Requirement: Every entry below should be printed exactly, without its images.

Records supplied:
....................

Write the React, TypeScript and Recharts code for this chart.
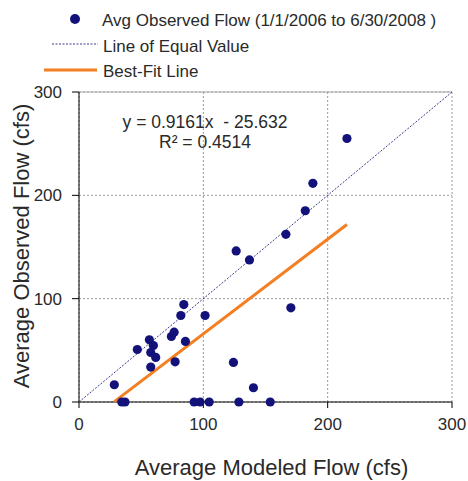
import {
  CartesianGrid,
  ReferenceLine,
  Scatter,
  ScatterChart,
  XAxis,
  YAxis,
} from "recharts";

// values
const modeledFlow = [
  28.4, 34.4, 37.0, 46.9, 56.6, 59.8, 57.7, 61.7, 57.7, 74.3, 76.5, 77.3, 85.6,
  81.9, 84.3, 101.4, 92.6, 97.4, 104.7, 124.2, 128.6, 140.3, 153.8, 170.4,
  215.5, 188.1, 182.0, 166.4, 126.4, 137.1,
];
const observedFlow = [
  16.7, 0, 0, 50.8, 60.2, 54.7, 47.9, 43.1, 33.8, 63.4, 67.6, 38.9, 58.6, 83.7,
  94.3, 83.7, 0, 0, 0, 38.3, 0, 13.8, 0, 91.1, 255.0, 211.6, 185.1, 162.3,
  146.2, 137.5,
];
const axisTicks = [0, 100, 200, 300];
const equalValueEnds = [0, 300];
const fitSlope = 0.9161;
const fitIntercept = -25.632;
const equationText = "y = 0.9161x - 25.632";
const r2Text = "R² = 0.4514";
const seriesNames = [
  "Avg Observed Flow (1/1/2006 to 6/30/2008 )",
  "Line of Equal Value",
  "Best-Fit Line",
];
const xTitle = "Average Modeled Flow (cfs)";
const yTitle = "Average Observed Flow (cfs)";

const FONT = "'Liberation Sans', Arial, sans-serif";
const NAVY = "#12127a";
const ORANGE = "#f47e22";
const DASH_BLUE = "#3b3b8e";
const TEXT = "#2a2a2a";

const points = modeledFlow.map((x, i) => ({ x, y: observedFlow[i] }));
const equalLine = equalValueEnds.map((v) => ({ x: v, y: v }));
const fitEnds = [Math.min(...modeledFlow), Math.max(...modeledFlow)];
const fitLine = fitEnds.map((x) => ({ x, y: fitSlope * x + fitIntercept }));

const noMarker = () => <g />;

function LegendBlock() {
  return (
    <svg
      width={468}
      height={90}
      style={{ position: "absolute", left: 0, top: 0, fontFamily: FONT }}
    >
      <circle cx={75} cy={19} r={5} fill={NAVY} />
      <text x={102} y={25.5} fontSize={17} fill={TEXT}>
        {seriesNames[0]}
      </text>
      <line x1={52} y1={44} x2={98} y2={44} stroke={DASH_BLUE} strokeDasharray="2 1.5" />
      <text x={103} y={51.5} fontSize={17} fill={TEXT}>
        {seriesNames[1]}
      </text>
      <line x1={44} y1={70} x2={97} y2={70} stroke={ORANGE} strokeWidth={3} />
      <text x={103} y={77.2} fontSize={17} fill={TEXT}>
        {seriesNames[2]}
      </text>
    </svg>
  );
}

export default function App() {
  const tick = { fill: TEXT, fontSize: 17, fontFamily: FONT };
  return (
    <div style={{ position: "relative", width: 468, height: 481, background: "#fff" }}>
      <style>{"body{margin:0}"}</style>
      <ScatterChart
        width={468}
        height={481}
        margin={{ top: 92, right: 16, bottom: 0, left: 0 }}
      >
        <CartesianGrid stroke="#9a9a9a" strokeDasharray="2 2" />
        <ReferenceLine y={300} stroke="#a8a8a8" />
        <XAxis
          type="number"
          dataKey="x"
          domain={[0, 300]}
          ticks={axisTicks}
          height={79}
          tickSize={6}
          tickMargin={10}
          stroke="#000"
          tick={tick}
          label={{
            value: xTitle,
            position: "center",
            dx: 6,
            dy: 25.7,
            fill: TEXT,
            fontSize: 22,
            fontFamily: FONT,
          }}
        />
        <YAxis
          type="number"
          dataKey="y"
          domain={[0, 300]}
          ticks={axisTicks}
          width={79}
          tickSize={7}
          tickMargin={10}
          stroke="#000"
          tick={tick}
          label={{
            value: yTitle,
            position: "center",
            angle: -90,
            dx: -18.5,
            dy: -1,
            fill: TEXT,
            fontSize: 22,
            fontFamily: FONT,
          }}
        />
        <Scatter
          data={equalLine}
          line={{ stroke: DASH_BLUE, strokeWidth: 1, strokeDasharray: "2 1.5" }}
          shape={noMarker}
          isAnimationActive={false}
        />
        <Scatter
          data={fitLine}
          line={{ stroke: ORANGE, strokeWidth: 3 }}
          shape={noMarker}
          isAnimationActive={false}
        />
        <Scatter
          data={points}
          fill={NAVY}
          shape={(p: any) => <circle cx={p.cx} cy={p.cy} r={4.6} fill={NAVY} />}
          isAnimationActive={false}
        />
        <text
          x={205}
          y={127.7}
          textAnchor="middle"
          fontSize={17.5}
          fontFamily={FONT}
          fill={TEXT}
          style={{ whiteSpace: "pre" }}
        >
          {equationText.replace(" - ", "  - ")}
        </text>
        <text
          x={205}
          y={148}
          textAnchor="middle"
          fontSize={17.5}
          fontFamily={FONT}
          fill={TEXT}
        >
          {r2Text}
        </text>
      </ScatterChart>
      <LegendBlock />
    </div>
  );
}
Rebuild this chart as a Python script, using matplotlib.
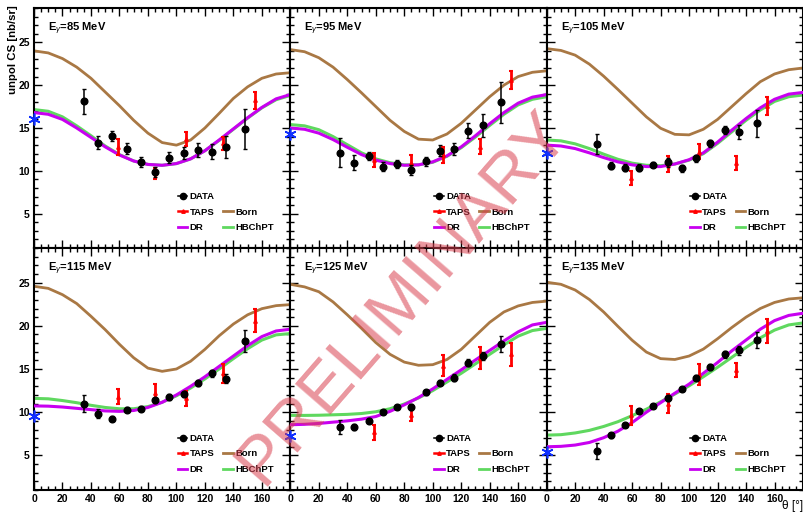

....................

Solution to this problem:
Write the React, TypeScript and Recharts code for this chart.
import {
  CartesianGrid,
  ReferenceLine,
  Scatter,
  ScatterChart,
  XAxis,
  YAxis,
} from "recharts";

// values
const modeledFlow = [
  28.4, 34.4, 37.0, 46.9, 56.6, 59.8, 57.7, 61.7, 57.7, 74.3, 76.5, 77.3, 85.6,
  81.9, 84.3, 101.4, 92.6, 97.4, 104.7, 124.2, 128.6, 140.3, 153.8, 170.4,
  215.5, 188.1, 182.0, 166.4, 126.4, 137.1,
];
const observedFlow = [
  16.7, 0, 0, 50.8, 60.2, 54.7, 47.9, 43.1, 33.8, 63.4, 67.6, 38.9, 58.6, 83.7,
  94.3, 83.7, 0, 0, 0, 38.3, 0, 13.8, 0, 91.1, 255.0, 211.6, 185.1, 162.3,
  146.2, 137.5,
];
const axisTicks = [0, 100, 200, 300];
const equalValueEnds = [0, 300];
const fitSlope = 0.9161;
const fitIntercept = -25.632;
const equationText = "y = 0.9161x - 25.632";
const r2Text = "R² = 0.4514";
const seriesNames = [
  "Avg Observed Flow (1/1/2006 to 6/30/2008 )",
  "Line of Equal Value",
  "Best-Fit Line",
];
const xTitle = "Average Modeled Flow (cfs)";
const yTitle = "Average Observed Flow (cfs)";

const FONT = "'Liberation Sans', Arial, sans-serif";
const NAVY = "#12127a";
const ORANGE = "#f47e22";
const DASH_BLUE = "#3b3b8e";
const TEXT = "#2a2a2a";

const points = modeledFlow.map((x, i) => ({ x, y: observedFlow[i] }));
const equalLine = equalValueEnds.map((v) => ({ x: v, y: v }));
const fitEnds = [Math.min(...modeledFlow), Math.max(...modeledFlow)];
const fitLine = fitEnds.map((x) => ({ x, y: fitSlope * x + fitIntercept }));

const noMarker = () => <g />;

function LegendBlock() {
  return (
    <svg
      width={468}
      height={90}
      style={{ position: "absolute", left: 0, top: 0, fontFamily: FONT }}
    >
      <circle cx={75} cy={19} r={5} fill={NAVY} />
      <text x={102} y={25.5} fontSize={17} fill={TEXT}>
        {seriesNames[0]}
      </text>
      <line x1={52} y1={44} x2={98} y2={44} stroke={DASH_BLUE} strokeDasharray="2 1.5" />
      <text x={103} y={51.5} fontSize={17} fill={TEXT}>
        {seriesNames[1]}
      </text>
      <line x1={44} y1={70} x2={97} y2={70} stroke={ORANGE} strokeWidth={3} />
      <text x={103} y={77.2} fontSize={17} fill={TEXT}>
        {seriesNames[2]}
      </text>
    </svg>
  );
}

export default function App() {
  const tick = { fill: TEXT, fontSize: 17, fontFamily: FONT };
  return (
    <div style={{ position: "relative", width: 468, height: 481, background: "#fff" }}>
      <style>{"body{margin:0}"}</style>
      <ScatterChart
        width={468}
        height={481}
        margin={{ top: 92, right: 16, bottom: 0, left: 0 }}
      >
        <CartesianGrid stroke="#9a9a9a" strokeDasharray="2 2" />
        <ReferenceLine y={300} stroke="#a8a8a8" />
        <XAxis
          type="number"
          dataKey="x"
          domain={[0, 300]}
          ticks={axisTicks}
          height={79}
          tickSize={6}
          tickMargin={10}
          stroke="#000"
          tick={tick}
          label={{
            value: xTitle,
            position: "center",
            dx: 6,
            dy: 25.7,
            fill: TEXT,
            fontSize: 22,
            fontFamily: FONT,
          }}
        />
        <YAxis
          type="number"
          dataKey="y"
          domain={[0, 300]}
          ticks={axisTicks}
          width={79}
          tickSize={7}
          tickMargin={10}
          stroke="#000"
          tick={tick}
          label={{
            value: yTitle,
            position: "center",
            angle: -90,
            dx: -18.5,
            dy: -1,
            fill: TEXT,
            fontSize: 22,
            fontFamily: FONT,
          }}
        />
        <Scatter
          data={equalLine}
          line={{ stroke: DASH_BLUE, strokeWidth: 1, strokeDasharray: "2 1.5" }}
          shape={noMarker}
          isAnimationActive={false}
        />
        <Scatter
          data={fitLine}
          line={{ stroke: ORANGE, strokeWidth: 3 }}
          shape={noMarker}
          isAnimationActive={false}
        />
        <Scatter
          data={points}
          fill={NAVY}
          shape={(p: any) => <circle cx={p.cx} cy={p.cy} r={4.6} fill={NAVY} />}
          isAnimationActive={false}
        />
        <text
          x={205}
          y={127.7}
          textAnchor="middle"
          fontSize={17.5}
          fontFamily={FONT}
          fill={TEXT}
          style={{ whiteSpace: "pre" }}
        >
          {equationText.replace(" - ", "  - ")}
        </text>
        <text
          x={205}
          y={148}
          textAnchor="middle"
          fontSize={17.5}
          fontFamily={FONT}
          fill={TEXT}
        >
          {r2Text}
        </text>
      </ScatterChart>
      <LegendBlock />
    </div>
  );
}
Rebuild this chart as a Python script, using matplotlib.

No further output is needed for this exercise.